■ STATED GOAL ■
Pull every line containing "this" from the entries.

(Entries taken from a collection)
▬▬▬▬▬▬
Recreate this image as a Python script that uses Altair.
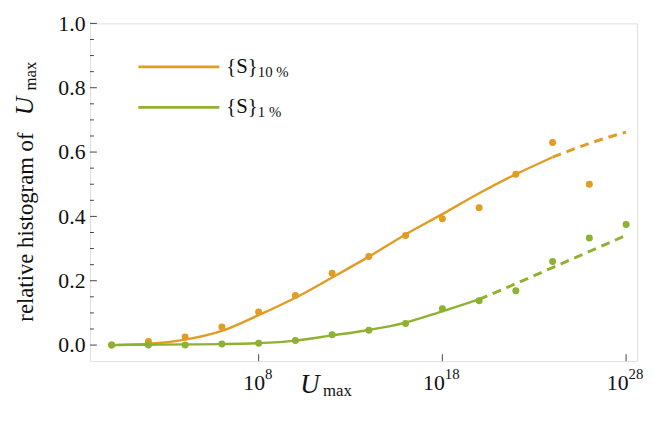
import altair as alt
import pandas as pd

SERIF = "Liberation Serif"
ORANGE = "#E19C24"
GREEN = "#8FB131"

# ---- data ----
pt_exp = [0, 2, 4, 6, 8, 10, 12, 14, 16, 18, 20, 22, 24, 26, 28]
orange_pts = [0.0, 0.011, 0.025, 0.056, 0.103, 0.154, 0.223, 0.275, 0.341, 0.393, 0.427, 0.531, 0.630, 0.500]
green_pts = [0.0, 0.0, 0.0, 0.003, 0.006, 0.014, 0.032, 0.046, 0.067, 0.113, 0.138, 0.169, 0.260, 0.333, 0.375]

orange_fit_exp = [0, 2, 4, 6, 8, 10, 12, 14, 16, 18, 20, 22, 24]
orange_fit = [0.0, 0.004, 0.017, 0.044, 0.093, 0.147, 0.21, 0.275, 0.344, 0.407, 0.472, 0.531, 0.584]
orange_dash_exp = [24, 26, 28]
orange_dash = [0.584, 0.627, 0.662]

green_fit_exp = [0, 2, 4, 6, 8, 10, 12, 14, 16, 18, 20]
green_fit = [0.0, 0.001, 0.002, 0.003, 0.006, 0.014, 0.030, 0.047, 0.070, 0.105, 0.142]
green_dash_exp = [20, 22, 24, 26, 28]
green_dash = [0.142, 0.191, 0.241, 0.291, 0.341]

y_major = [0.0, 0.2, 0.4, 0.6, 0.8, 1.0]
y_minor = [0.05, 0.1, 0.15, 0.25, 0.3, 0.35, 0.45, 0.5, 0.55, 0.65, 0.7, 0.75, 0.85, 0.9, 0.95]
x_tick_exp = [8, 18, 28]

W, H = 554, 342

xs = alt.Scale(type="log", domain=[10 ** -1.18, 10 ** 28.6], nice=False)
ys = alt.Scale(domain=[-0.05, 1.0], nice=False, zero=False)


def df(exps, vals):
    return pd.DataFrame({"x": [10.0 ** e for e in exps[:len(vals)]], "y": vals})


X = alt.X("x:Q", scale=xs, axis=None)
Y = alt.Y("y:Q", scale=ys, axis=alt.Axis(values=y_major, format=".1f", domain=False, ticks=False,
                                         grid=False, labelFont=SERIF, labelFontSize=22,
                                         labelColor="#111", labelPadding=5, title=None,
                                         labelBaseline="middle"))


def line(exps, vals, color, dash=None, width=2.4):
    kw = dict(color=color, strokeWidth=width, interpolate="monotone")
    if dash:
        kw["strokeDash"] = dash
    return alt.Chart(df(exps, vals)).mark_line(**kw).encode(x=X, y=Y)


def pts(exps, vals, color):
    return alt.Chart(df(exps, vals)).mark_circle(color=color, size=50, opacity=1).encode(x=X, y=Y)


def label(txt, x, y, size, style="normal", angle=0, align="left", key=""):
    d = pd.DataFrame({"t": [txt], "k": [key or txt + str(x)]})
    enc = dict(x=alt.value(x), y=alt.value(y), text="t:N")
    if angle:
        enc["angle"] = alt.value(angle)
    return alt.Chart(d).mark_text(font=SERIF, fontSize=size, fontStyle=style,
                                  align=align, baseline="alphabetic",
                                  color="#111").encode(**enc)


one = pd.DataFrame({"a": [0]})

ymaj = alt.Chart(pd.DataFrame({"y": y_major})).mark_rule(color="#444", strokeWidth=1).encode(
    y=Y, x=alt.value(0), x2=alt.value(7))
ymin = alt.Chart(pd.DataFrame({"y": y_minor})).mark_rule(color="#444", strokeWidth=1).encode(
    y=Y, x=alt.value(0), x2=alt.value(4))
xmaj = alt.Chart(pd.DataFrame({"x": [10.0 ** e for e in x_tick_exp]})).mark_rule(
    color="#444", strokeWidth=1).encode(x=X, y=alt.value(H), y2=alt.value(H - 7))

xlabels = []
for e in x_tick_exp:
    d = pd.DataFrame({"x": [10.0 ** e]})
    sup = str(e)
    off = 6.5 if len(sup) == 1 else 2.5
    xlabels.append(alt.Chart(d).mark_text(text="10", font=SERIF, fontSize=22, align="right",
                                          baseline="alphabetic", dx=off, color="#111")
                   .encode(x=X, y=alt.value(371)))
    xlabels.append(alt.Chart(d).mark_text(text=sup, font=SERIF, fontSize=15, align="left",
                                          baseline="alphabetic", dx=off, color="#111")
                   .encode(x=X, y=alt.value(360)))

legend = [
    alt.Chart(one).mark_rule(color=ORANGE, strokeWidth=2.6).encode(
        x=alt.value(49), x2=alt.value(131), y=alt.value(44)),
    alt.Chart(one).mark_rule(color=GREEN, strokeWidth=2.6).encode(
        x=alt.value(49), x2=alt.value(131), y=alt.value(85)),
    label("{S}", 138, 50, 21, key="leg1"),
    label("10 %", 170, 54, 15),
    label("{S}", 138, 91, 21, key="leg2"),
    label("1 %", 170, 95, 15),
]

titles = [
    label("relative histogram of", -58, 302, 23, angle=270),
    label("U", -58, 93, 26, style="italic", angle=270, key="yU"),
    label("max", -55, 68, 17, angle=270, key="ymax"),
    label("U", 213, 374, 27, style="italic", key="xU"),
    label("max", 236, 377, 17, key="xmax"),
]

chart = alt.layer(
    ymaj, ymin, xmaj, *xlabels,
    line(orange_fit_exp, orange_fit, ORANGE),
    line(orange_dash_exp, orange_dash, ORANGE, dash=[9, 6], width=3),
    pts(pt_exp, orange_pts, ORANGE),
    line(green_fit_exp, green_fit, GREEN),
    line(green_dash_exp, green_dash, GREEN, dash=[9, 6], width=3),
    pts(pt_exp, green_pts, GREEN),
    *legend, *titles,
).properties(
    width=W, height=H,
    autosize=alt.AutoSizeParams(type="none"),
    padding={"left": 83, "top": 13, "right": 9, "bottom": 58},
).configure_view(stroke="#444", strokeWidth=1).configure(background="white")

chart.save("out.html", embed_options={"renderer": "svg", "actions": False})
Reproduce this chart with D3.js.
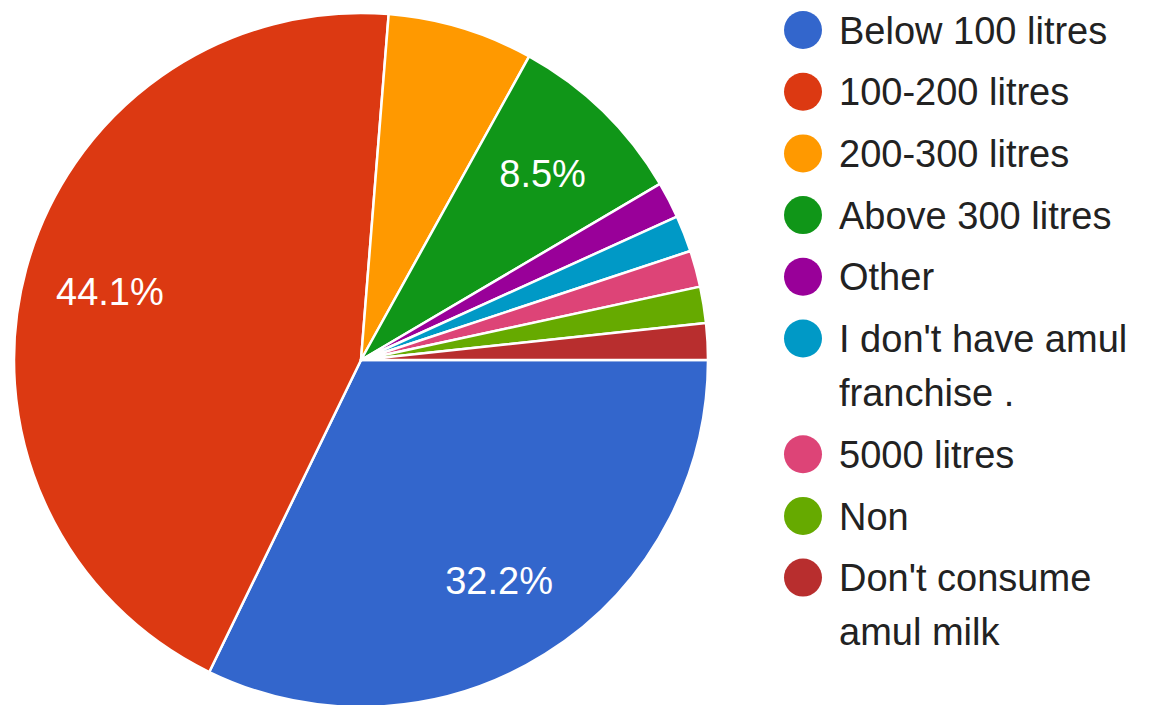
▬▬▬▬▬▬
■ FULL RESPONSE ■
Recreate this image as a Python script that uses Altair.
Reproduce this chart with D3.js.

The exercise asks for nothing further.